Small and medium enterprises who are negatively impacted by the coronavirus are encouraged to apply for assistance from the Sukuma Relief Programme, which offers distinct financial aid to formal sole proprietors and close corporations, companies, and trusts.
For formal sole proprietors, the fund offers a grant of R25,000 per qualifying business to be used to pay for overheads.
Close corporations, companies, and trusts can apply for financial aid in the form of an unsecured interest-bearing loan of between R250,000 and R1 million, coupled with a non-repayable grant of R25,000 per qualifying business.
The loan portion will be interest-free for 12 months with no repayment obligations during this period.
To qualify, businesses must provide evidence of financial activity prior to the Covid-19 outbreak, be tax compliant, and abide by the necessary regulations.
The application forms for businesses which require funding are available at the links below.
However, the platform is experiencing high volumes of applications.
According to Business Partners, “We have made our process simple and fast. You can expect to receive the financial aid within seven working days of your application.”

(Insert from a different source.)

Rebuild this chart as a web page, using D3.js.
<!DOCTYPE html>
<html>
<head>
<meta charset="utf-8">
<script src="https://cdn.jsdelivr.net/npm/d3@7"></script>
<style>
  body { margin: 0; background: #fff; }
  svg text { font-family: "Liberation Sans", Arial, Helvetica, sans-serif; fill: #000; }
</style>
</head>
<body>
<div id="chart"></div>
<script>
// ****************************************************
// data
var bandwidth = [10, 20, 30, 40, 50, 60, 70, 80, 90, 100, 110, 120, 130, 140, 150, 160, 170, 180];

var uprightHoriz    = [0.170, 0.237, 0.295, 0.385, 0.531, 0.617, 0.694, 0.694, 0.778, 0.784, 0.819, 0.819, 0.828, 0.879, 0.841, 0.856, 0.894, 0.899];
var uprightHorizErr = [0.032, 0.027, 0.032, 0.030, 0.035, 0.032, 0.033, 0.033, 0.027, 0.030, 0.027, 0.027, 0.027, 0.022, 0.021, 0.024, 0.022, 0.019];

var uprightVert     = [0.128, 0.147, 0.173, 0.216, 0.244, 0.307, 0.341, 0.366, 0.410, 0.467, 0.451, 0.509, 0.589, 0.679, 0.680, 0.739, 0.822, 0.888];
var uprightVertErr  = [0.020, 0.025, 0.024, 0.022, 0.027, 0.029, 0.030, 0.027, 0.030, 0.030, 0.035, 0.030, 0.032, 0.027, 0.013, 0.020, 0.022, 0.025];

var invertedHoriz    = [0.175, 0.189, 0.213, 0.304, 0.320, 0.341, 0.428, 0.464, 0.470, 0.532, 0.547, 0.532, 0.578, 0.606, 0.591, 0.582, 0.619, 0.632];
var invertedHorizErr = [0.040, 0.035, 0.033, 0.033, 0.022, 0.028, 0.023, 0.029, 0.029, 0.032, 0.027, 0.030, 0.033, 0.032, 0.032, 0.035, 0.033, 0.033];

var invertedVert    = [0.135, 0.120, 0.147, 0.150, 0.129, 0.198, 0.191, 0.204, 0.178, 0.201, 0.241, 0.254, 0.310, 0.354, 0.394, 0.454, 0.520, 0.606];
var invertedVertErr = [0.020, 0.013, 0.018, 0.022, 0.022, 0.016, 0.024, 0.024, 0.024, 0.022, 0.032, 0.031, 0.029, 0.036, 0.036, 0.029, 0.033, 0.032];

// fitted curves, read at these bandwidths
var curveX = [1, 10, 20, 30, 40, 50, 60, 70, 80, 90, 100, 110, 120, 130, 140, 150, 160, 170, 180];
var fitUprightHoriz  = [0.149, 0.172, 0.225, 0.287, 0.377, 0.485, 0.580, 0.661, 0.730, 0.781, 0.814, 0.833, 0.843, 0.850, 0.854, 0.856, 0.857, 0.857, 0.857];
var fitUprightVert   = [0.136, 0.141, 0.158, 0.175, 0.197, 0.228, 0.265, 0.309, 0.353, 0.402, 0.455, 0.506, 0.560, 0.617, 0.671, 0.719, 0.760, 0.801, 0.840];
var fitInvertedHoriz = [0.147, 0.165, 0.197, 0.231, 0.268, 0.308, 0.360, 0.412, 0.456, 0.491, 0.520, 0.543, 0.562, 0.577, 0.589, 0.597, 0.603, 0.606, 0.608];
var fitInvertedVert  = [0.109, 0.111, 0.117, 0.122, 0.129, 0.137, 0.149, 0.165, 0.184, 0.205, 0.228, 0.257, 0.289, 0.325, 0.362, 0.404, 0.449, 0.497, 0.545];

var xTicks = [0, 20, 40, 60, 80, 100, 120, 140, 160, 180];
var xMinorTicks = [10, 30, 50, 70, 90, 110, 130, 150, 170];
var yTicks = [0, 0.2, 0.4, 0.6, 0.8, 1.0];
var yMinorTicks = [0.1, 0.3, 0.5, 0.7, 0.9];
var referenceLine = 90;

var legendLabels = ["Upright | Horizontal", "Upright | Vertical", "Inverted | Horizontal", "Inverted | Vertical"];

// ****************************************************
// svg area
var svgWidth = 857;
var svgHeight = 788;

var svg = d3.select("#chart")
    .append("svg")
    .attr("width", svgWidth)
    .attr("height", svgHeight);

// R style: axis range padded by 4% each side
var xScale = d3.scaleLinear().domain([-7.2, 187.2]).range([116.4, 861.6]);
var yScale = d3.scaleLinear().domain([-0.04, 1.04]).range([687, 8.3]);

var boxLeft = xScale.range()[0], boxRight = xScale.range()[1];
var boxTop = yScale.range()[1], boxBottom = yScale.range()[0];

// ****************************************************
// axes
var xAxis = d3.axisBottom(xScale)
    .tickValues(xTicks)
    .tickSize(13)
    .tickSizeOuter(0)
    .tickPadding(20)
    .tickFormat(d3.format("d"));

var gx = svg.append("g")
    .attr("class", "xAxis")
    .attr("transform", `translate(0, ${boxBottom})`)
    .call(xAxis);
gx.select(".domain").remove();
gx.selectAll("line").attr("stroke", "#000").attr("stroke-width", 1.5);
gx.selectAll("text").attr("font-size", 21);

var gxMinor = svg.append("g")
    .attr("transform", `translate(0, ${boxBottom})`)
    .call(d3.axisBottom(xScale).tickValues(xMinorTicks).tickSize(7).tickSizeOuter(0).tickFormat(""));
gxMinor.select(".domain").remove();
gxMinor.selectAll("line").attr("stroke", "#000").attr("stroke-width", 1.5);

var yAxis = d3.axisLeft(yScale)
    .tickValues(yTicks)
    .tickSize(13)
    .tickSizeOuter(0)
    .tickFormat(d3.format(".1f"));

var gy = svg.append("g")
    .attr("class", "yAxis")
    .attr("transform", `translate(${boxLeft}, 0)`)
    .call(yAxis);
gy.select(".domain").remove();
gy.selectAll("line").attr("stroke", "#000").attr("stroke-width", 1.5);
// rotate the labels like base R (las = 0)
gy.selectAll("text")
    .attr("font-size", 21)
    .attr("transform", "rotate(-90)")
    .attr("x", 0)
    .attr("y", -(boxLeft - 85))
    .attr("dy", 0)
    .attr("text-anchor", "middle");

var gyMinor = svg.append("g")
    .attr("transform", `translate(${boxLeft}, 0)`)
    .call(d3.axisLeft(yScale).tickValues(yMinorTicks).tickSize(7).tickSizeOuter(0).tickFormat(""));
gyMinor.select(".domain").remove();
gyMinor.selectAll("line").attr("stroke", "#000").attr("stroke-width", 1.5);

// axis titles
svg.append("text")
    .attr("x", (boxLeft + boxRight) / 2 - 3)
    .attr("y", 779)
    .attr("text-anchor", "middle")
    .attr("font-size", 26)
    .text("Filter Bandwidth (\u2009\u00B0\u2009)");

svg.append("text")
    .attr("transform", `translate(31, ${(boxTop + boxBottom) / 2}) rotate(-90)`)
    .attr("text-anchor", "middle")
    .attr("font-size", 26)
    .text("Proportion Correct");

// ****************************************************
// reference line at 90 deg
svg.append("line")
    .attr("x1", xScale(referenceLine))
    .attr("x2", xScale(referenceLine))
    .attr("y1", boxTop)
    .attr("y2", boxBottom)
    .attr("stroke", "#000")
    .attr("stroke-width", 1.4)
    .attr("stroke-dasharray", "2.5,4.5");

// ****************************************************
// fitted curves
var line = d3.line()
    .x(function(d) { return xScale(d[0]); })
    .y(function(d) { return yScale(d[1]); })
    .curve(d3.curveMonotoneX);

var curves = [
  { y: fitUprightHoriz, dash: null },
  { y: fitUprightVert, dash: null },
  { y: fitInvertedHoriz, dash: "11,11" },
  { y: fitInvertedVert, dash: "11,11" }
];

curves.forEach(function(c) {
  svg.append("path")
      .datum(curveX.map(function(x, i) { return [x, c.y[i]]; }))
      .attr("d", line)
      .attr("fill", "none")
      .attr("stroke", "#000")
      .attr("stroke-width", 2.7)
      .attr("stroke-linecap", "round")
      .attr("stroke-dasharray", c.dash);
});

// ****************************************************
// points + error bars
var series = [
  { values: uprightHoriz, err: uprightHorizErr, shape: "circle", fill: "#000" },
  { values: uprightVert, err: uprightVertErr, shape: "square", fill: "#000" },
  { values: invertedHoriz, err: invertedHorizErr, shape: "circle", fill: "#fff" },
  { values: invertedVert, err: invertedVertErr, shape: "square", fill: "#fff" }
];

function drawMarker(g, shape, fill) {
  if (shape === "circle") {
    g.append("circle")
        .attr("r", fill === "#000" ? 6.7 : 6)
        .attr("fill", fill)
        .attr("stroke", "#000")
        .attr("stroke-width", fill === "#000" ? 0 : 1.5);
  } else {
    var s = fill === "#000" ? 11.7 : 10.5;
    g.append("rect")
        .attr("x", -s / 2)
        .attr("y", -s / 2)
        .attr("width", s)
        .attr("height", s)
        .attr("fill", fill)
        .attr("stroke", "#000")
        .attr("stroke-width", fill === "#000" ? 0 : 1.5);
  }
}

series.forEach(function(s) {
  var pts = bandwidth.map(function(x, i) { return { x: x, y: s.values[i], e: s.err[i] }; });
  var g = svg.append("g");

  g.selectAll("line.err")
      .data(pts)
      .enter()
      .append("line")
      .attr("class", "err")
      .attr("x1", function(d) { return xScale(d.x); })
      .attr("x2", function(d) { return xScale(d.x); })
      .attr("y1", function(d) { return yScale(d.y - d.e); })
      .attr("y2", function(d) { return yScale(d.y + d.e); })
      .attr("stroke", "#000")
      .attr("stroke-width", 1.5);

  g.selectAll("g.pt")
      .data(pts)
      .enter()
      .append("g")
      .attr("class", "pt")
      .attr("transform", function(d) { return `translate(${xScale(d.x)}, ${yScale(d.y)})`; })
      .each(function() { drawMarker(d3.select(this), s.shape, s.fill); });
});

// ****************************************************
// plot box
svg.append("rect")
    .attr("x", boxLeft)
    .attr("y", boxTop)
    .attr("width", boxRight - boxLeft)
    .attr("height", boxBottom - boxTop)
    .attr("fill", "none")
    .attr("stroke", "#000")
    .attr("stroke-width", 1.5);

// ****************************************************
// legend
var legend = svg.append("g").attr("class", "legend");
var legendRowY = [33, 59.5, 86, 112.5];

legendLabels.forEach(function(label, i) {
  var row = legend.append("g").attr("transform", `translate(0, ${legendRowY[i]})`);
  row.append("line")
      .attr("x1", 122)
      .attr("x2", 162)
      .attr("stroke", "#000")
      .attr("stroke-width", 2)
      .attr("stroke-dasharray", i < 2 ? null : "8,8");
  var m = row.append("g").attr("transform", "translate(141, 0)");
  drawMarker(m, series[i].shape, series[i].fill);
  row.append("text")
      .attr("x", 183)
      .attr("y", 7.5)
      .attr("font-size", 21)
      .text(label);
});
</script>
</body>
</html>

The time frame is, however, dependent on a company submitting all the required information.
How the funding will work
Business Partners' managing director, Ben Bierman said they have been working hard to put guidelines and systems in place to ensure the funding reaches businesses that need it most.

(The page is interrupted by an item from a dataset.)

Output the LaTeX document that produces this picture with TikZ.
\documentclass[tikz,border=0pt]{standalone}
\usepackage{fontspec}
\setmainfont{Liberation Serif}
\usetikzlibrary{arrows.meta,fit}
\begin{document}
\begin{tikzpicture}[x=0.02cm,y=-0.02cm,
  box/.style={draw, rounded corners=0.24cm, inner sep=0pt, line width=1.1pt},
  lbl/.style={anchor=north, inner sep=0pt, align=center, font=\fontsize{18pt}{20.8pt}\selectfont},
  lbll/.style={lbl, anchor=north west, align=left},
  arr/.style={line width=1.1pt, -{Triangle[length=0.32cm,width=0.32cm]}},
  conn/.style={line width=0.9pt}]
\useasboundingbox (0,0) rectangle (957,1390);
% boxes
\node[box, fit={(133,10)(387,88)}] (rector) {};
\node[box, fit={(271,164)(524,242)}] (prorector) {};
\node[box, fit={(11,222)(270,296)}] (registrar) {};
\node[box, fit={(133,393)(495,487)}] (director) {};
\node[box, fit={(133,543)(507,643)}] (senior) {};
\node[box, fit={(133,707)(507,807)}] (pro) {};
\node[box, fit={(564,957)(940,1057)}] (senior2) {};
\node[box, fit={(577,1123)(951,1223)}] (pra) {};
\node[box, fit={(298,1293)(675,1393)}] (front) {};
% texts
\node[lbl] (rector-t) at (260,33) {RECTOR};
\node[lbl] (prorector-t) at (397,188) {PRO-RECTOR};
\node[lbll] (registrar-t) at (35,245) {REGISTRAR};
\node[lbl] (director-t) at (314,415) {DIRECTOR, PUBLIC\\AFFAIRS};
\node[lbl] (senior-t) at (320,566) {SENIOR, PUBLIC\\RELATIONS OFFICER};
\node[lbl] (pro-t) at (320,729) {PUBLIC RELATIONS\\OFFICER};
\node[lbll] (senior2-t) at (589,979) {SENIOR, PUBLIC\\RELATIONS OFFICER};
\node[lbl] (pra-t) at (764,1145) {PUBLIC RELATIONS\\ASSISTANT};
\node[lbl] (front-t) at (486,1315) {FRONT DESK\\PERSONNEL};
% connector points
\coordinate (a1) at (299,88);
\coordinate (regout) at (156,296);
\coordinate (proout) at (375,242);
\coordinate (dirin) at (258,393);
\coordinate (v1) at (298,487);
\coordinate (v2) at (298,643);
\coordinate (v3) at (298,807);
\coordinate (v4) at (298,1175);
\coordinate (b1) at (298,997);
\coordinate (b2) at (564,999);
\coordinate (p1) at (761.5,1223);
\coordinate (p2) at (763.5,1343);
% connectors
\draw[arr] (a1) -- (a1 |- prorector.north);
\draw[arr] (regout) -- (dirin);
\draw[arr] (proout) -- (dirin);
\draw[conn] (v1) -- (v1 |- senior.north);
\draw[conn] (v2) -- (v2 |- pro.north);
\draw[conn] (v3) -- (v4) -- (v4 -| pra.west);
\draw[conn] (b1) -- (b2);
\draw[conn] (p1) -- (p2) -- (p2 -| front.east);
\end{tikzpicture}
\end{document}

The funding will be made available to smaller businesses in the form of a grant, which means there will be no repayment obligations.
For larger businesses, there will be a loan component which will have to be repaid at some point in the future.
The initial interest-free period, where no repayment has to be made, will be one year. Bierman said they hope the major impact of the coronavirus outbreak would have subsided by then.
“Hopefully by that time businesses will return to cash flow positive and profitability, which will make it possible for them to repay some of the money,” he said.
Bierman made it clear that the R1-billion pledge by the Rupert family is a donation, and that none of the money will go back to the family.
He added that the objective is to administer the donation in a way that will retain capital in the trust after the Covid-19 crisis is over.